GIVEN MATERIAL =>
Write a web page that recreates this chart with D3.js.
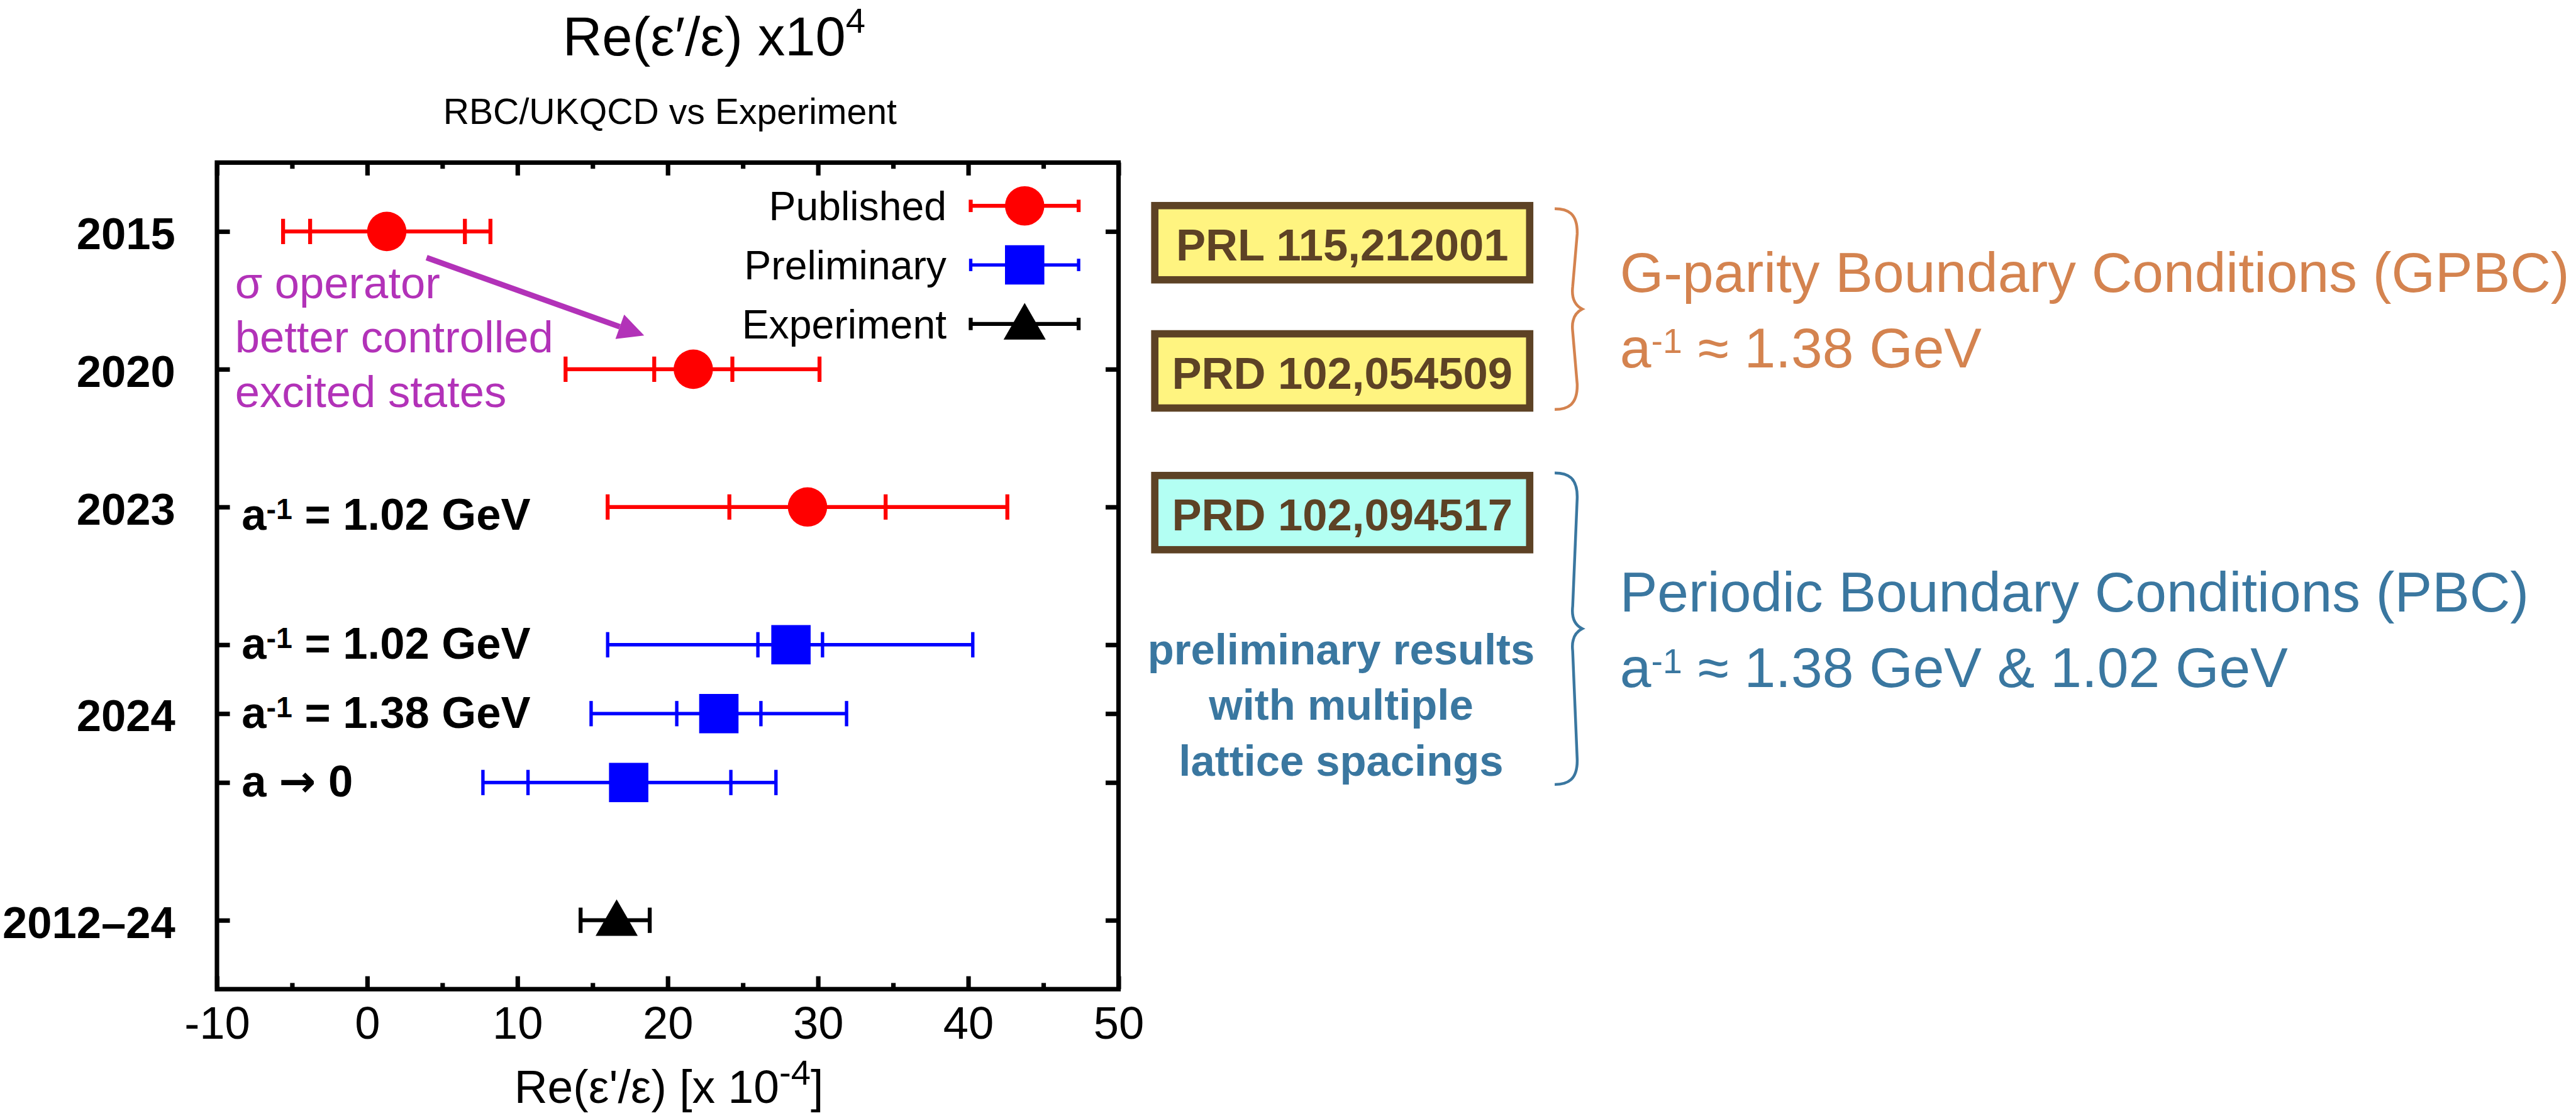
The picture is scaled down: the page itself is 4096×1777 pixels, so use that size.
<!DOCTYPE html>
<html>
<head>
<meta charset="utf-8">
<script src="https://cdn.jsdelivr.net/npm/d3@7"></script>
<style>
body { margin: 0; background: #fff; }
svg text { font-family: "Liberation Sans", Arial, Helvetica, sans-serif; }
</style>
</head>
<body>
<script>
// rows, top to bottom (y position in plot units)
var rowPos = [11, 9, 7, 5, 4, 3, 1];
var rowSeries = ['Published', 'Published', 'Published', 'Preliminary', 'Preliminary', 'Preliminary', 'Experiment'];
var centralValues = [1.3, 21.7, 29.3, 28.2, 23.4, 17.4, 16.6];
var statLow  = [-3.8, 19.1, 24.1, 26.0, 20.6, 10.7, null];
var statHigh = [6.5, 24.3, 34.5, 30.3, 26.2, 24.2, null];
var totalLow  = [-5.6, 13.2, 16.0, 16.0, 14.9, 7.7, 14.2];
var totalHigh = [8.2, 30.1, 42.6, 40.3, 31.9, 27.2, 18.8];

var yearTicks = [11, 9, 7, 4, 1];
var yearLabels = ['2015', '2020', '2023', '2024', '2012–24'];
var spacingRows = [7, 5, 4, 3];
var spacingLabels = [['a', '-1', ' = 1.02 GeV'], ['a', '-1', ' = 1.02 GeV'], ['a', '-1', ' = 1.38 GeV'], ['a ', '→', ' 0']];

var xTicks = [-10, 0, 10, 20, 30, 40, 50];
var xMinorTicks = [-5, 5, 15, 25, 35, 45];
var legendNames = ['Published', 'Preliminary', 'Experiment'];

var noteLines = ['σ operator', 'better controlled', 'excited states'];
var arrowFrom = [3.95, 10.62];
var arrowTo = [18.43, 9.49];

var refBoxes = ['PRL 115,212001', 'PRD 102,054509', 'PRD 102,094517'];
var boxFills = ['#fff480', '#fff480', '#b3fff3'];

var colors = {Published: '#ff0000', Preliminary: '#0000ff', Experiment: '#000000'};
var widths = {Published: 7, Preliminary: 6, Experiment: 7};
var purple = '#b232b8', orange = '#d4834f', steel = '#3a77a0', brown = '#5d4225';

var svg = d3.select('body').append('svg')
    .attr('width', 4096)
    .attr('height', 1777)
    .attr('viewBox', '0 0 4583 1988');

var plotLeft = 386, plotRight = 1990, plotTop = 289, plotBottom = 1759;
var x = d3.scaleLinear().domain([-10, 50]).range([plotLeft, plotRight]);
var y = d3.scaleLinear().domain([0, 12]).range([plotBottom, plotTop]);

function symbolFor(s) {
	if (s === 'Published') return d3.symbol().type(d3.symbolCircle).size(Math.PI * 35 * 35)();
	if (s === 'Preliminary') return d3.symbol().type(d3.symbolSquare).size(70 * 70)();
	return d3.symbol().type(d3.symbolTriangle).size(2435)();
}
function symbolShift(s) { return s === 'Experiment' ? 6 : 0; }

// titles
var title = svg.append('text').attr('x', 1001).attr('y', 98).attr('font-size', 97);
title.append('tspan').text('Re(ε′/ε) x10');
title.append('tspan').attr('font-size', 63).attr('dy', -40).text('4');

svg.append('text').attr('x', 1192).attr('y', 220).attr('font-size', 64)
    .attr('text-anchor', 'middle').text('RBC/UKQCD vs Experiment');

// axes
function styleAxis(g) {
	g.select('.domain').remove();
	g.selectAll('.tick line').attr('stroke-width', 8);
	g.attr('font-family', null);
}
svg.append('g').attr('transform', 'translate(0,' + plotBottom + ')')
    .call(d3.axisBottom(x).tickValues(xTicks).tickSize(-23).tickPadding(31)
        .tickFormat(function(d) { return String(d); }))
    .attr('font-size', 81)
    .call(styleAxis);
svg.append('g').attr('transform', 'translate(0,' + plotBottom + ')')
    .call(d3.axisBottom(x).tickValues(xMinorTicks).tickSize(-11).tickFormat(''))
    .call(styleAxis);
svg.append('g').attr('transform', 'translate(0,' + plotTop + ')')
    .call(d3.axisTop(x).tickValues(xTicks).tickSize(-23).tickFormat(''))
    .call(styleAxis);
svg.append('g').attr('transform', 'translate(0,' + plotTop + ')')
    .call(d3.axisTop(x).tickValues(xMinorTicks).tickSize(-11).tickFormat(''))
    .call(styleAxis);
svg.append('g').attr('transform', 'translate(' + plotLeft + ',0)')
    .call(d3.axisLeft(y).tickValues(rowPos).tickSize(-23).tickPadding(74)
        .tickFormat(function(d) { var i = yearTicks.indexOf(d); return i < 0 ? '' : yearLabels[i]; }))
    .attr('font-size', 79).attr('font-weight', 'bold')
    .call(styleAxis)
    .selectAll('text').attr('dy', '0.39em');
svg.append('g').attr('transform', 'translate(' + plotRight + ',0)')
    .call(d3.axisRight(y).tickValues(rowPos).tickSize(-23).tickFormat(''))
    .call(styleAxis);

svg.append('rect')
    .attr('x', plotLeft).attr('y', plotTop)
    .attr('width', plotRight - plotLeft).attr('height', plotBottom - plotTop)
    .attr('fill', 'none').attr('stroke', '#000').attr('stroke-width', 8);

var xt = svg.append('text').attr('x', 1190).attr('y', 1961).attr('font-size', 82)
    .attr('text-anchor', 'middle');
xt.append('tspan').text('Re(ε\'/ε) [x 10');
xt.append('tspan').attr('font-size', 63).attr('dy', -32).text('-4');
xt.append('tspan').attr('dy', 32).text(']');

// spacing labels inside the frame
spacingRows.forEach(function(r, i) {
	var t = svg.append('text').attr('x', 430)
	    .attr('y', y(r) + (i === 0 ? 40 : 25))
	    .attr('font-size', 79).attr('font-weight', 'bold');
	t.append('tspan').text(spacingLabels[i][0]);
	if (spacingLabels[i][1] === '→') {
		t.append('tspan').attr('font-family', '"DejaVu Sans", sans-serif').text('→');
		t.append('tspan').text(spacingLabels[i][2]);
	} else {
		t.append('tspan').attr('font-size', 52).attr('dy', -19).text(spacingLabels[i][1]);
		t.append('tspan').attr('dy', 19).text(spacingLabels[i][2]);
	}
});

// data
var rows = rowPos.map(function(p, i) {
	return {pos: p, series: rowSeries[i], c: centralValues[i],
		sl: statLow[i], sh: statHigh[i], tl: totalLow[i], th: totalHigh[i]};
});

var bars = svg.append('g').selectAll('.bar')
    .data(rows)
    .enter()
    .append('g')
	.attr('class', 'bar')
	.attr('stroke', function(d) { return colors[d.series]; })
	.attr('stroke-width', function(d) { return widths[d.series]; });

bars.append('line')
	.attr('x1', function(d) { return x(d.tl); })
	.attr('x2', function(d) { return x(d.th); })
	.attr('y1', function(d) { return y(d.pos); })
	.attr('y2', function(d) { return y(d.pos); });

bars.selectAll('.cap')
    .data(function(d) {
		return [d.tl, d.sl, d.sh, d.th].filter(function(v) { return v !== null; })
			.map(function(v) { return {v: v, pos: d.pos}; });
	})
    .enter()
    .append('line')
	.attr('class', 'cap')
	.attr('x1', function(d) { return x(d.v); })
	.attr('x2', function(d) { return x(d.v); })
	.attr('y1', function(d) { return y(d.pos) - 22.5; })
	.attr('y2', function(d) { return y(d.pos) + 22.5; });

bars.append('path')
	.attr('d', function(d) { return symbolFor(d.series); })
	.attr('transform', function(d) {
		return 'translate(' + x(d.c) + ',' + (y(d.pos) + symbolShift(d.series)) + ')';
	})
	.attr('stroke', 'none')
	.attr('fill', function(d) { return colors[d.series]; });

// legend
var legend = svg.append('g').selectAll('.key')
    .data(legendNames)
    .enter()
    .append('g')
	.attr('class', 'key')
	.attr('transform', function(d, i) { return 'translate(0,' + (392 + i * 105) + ')'; });

legend.append('text')
	.attr('x', 1684).attr('font-size', 72).attr('text-anchor', 'end')
	.text(function(d) { return d; });

legend.each(function(s) {
	var g = d3.select(this).append('g')
	    .attr('transform', 'translate(1823,-26)')
	    .attr('stroke', colors[s]).attr('stroke-width', widths[s]);
	g.append('line').attr('x1', -96).attr('x2', 96);
	g.append('line').attr('x1', -96).attr('x2', -96).attr('y1', -11).attr('y2', 11);
	g.append('line').attr('x1', 96).attr('x2', 96).attr('y1', -11).attr('y2', 11);
	g.append('path').attr('d', symbolFor(s)).attr('stroke', 'none').attr('fill', colors[s])
	    .attr('transform', 'translate(0,' + symbolShift(s) + ')');
});

// purple note + arrow
svg.append('text')
    .attr('x', x(-8.8)).attr('y', y(10.03))
    .attr('font-size', 79).attr('fill', purple)
    .selectAll('tspan')
    .data(noteLines)
    .enter()
    .append('tspan')
	.attr('x', x(-8.8))
	.attr('dy', function(d, i) { return i === 0 ? 0 : 96.5; })
	.text(function(d) { return d; });

var ax0 = x(arrowFrom[0]), ay0 = y(arrowFrom[1]);
var ax1 = x(arrowTo[0]), ay1 = y(arrowTo[1]);
var ang = Math.atan2(ay1 - ay0, ax1 - ax0);
var headLen = 46, headHalf = 23;
var bx = ax1 - headLen * Math.cos(ang), by = ay1 - headLen * Math.sin(ang);
svg.append('line')
    .attr('x1', ax0).attr('y1', ay0).attr('x2', bx).attr('y2', by)
    .attr('stroke', purple).attr('stroke-width', 10);
svg.append('path')
    .attr('d', 'M' + ax1 + ',' + ay1
        + 'L' + (bx + headHalf * Math.sin(ang)) + ',' + (by - headHalf * Math.cos(ang))
        + 'L' + (bx - headHalf * Math.sin(ang)) + ',' + (by + headHalf * Math.cos(ang)) + 'Z')
    .attr('fill', purple);

// reference boxes
var boxTops = [365.5, 593.5, 845.5];
refBoxes.forEach(function(label, i) {
	svg.append('rect')
	    .attr('x', 2054.5).attr('y', boxTops[i]).attr('width', 667).attr('height', 132)
	    .attr('fill', boxFills[i]).attr('stroke', brown).attr('stroke-width', 13);
	svg.append('text')
	    .attr('x', 2388).attr('y', boxTops[i] + 98)
	    .attr('font-size', 79).attr('font-weight', 'bold').attr('fill', brown)
	    .attr('text-anchor', 'middle').text(label);
});

// braces
function brace(yTop, yBot, color) {
	var xa = 2801, x0 = 2766, ym = (yTop + yBot) / 2;
	var p = 'M' + x0 + ',' + yTop
		+ 'C' + (xa - 12) + ',' + yTop + ' ' + (xa + 6) + ',' + (yTop + 8) + ' ' + (xa + 5) + ',' + (yTop + 45)
		+ 'L' + (xa - 3) + ',' + (ym - 40)
		+ 'C' + (xa - 6) + ',' + (ym - 14) + ' ' + (xa + 6) + ',' + (ym - 4) + ' ' + (xa + 14) + ',' + ym
		+ 'C' + (xa + 6) + ',' + (ym + 4) + ' ' + (xa - 6) + ',' + (ym + 14) + ' ' + (xa - 3) + ',' + (ym + 40)
		+ 'L' + (xa + 5) + ',' + (yBot - 45)
		+ 'C' + (xa + 6) + ',' + (yBot - 8) + ' ' + (xa - 12) + ',' + yBot + ' ' + x0 + ',' + yBot;
	svg.append('path').attr('d', p).attr('fill', 'none')
	    .attr('stroke', color).attr('stroke-width', 5);
}
brace(371, 728, orange);
brace(841, 1395, steel);

function bigText(yb, color, parts) {
	var t = svg.append('text').attr('x', 2882).attr('y', yb).attr('font-size', 100).attr('fill', color);
	t.append('tspan').text(parts[0]);
	if (parts.length > 1) {
		t.append('tspan').attr('font-size', 62).attr('dy', -25).text(parts[1]);
		t.append('tspan').attr('dy', 25).text(parts[2]);
	}
}
bigText(519, orange, ['G-parity Boundary Conditions (GPBC)']);
bigText(653, orange, ['a', '-1', ' ≈ 1.38 GeV']);
bigText(1087, steel, ['Periodic Boundary Conditions (PBC)']);
bigText(1222, steel, ['a', '-1', ' ≈ 1.38 GeV & 1.02 GeV']);

var prelim = ['preliminary results', 'with multiple', 'lattice spacings'];
svg.append('g').selectAll('text')
    .data(prelim)
    .enter()
    .append('text')
	.attr('x', 2386)
	.attr('y', function(d, i) { return 1181 + i * 99; })
	.attr('font-size', 77).attr('font-weight', 'bold').attr('fill', steel)
	.attr('text-anchor', 'middle')
	.text(function(d) { return d; });
</script>
</body>
</html>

AIM => Will you return exactly the lines above from the one with "The picture is" down to the one with "var totalHigh = [8.2, 30.1, 42.6, 40.3, 31.9, 27.2, 18.8];", counting both as part of the range?

SOLUTION TO THIS EXERCISE =>
The picture is scaled down: the page itself is 4096×1777 pixels, so use that size.
<!DOCTYPE html>
<html>
<head>
<meta charset="utf-8">
<script src="https://cdn.jsdelivr.net/npm/d3@7"></script>
<style>
body { margin: 0; background: #fff; }
svg text { font-family: "Liberation Sans", Arial, Helvetica, sans-serif; }
</style>
</head>
<body>
<script>
// rows, top to bottom (y position in plot units)
var rowPos = [11, 9, 7, 5, 4, 3, 1];
var rowSeries = ['Published', 'Published', 'Published', 'Preliminary', 'Preliminary', 'Preliminary', 'Experiment'];
var centralValues = [1.3, 21.7, 29.3, 28.2, 23.4, 17.4, 16.6];
var statLow  = [-3.8, 19.1, 24.1, 26.0, 20.6, 10.7, null];
var statHigh = [6.5, 24.3, 34.5, 30.3, 26.2, 24.2, null];
var totalLow  = [-5.6, 13.2, 16.0, 16.0, 14.9, 7.7, 14.2];
var totalHigh = [8.2, 30.1, 42.6, 40.3, 31.9, 27.2, 18.8];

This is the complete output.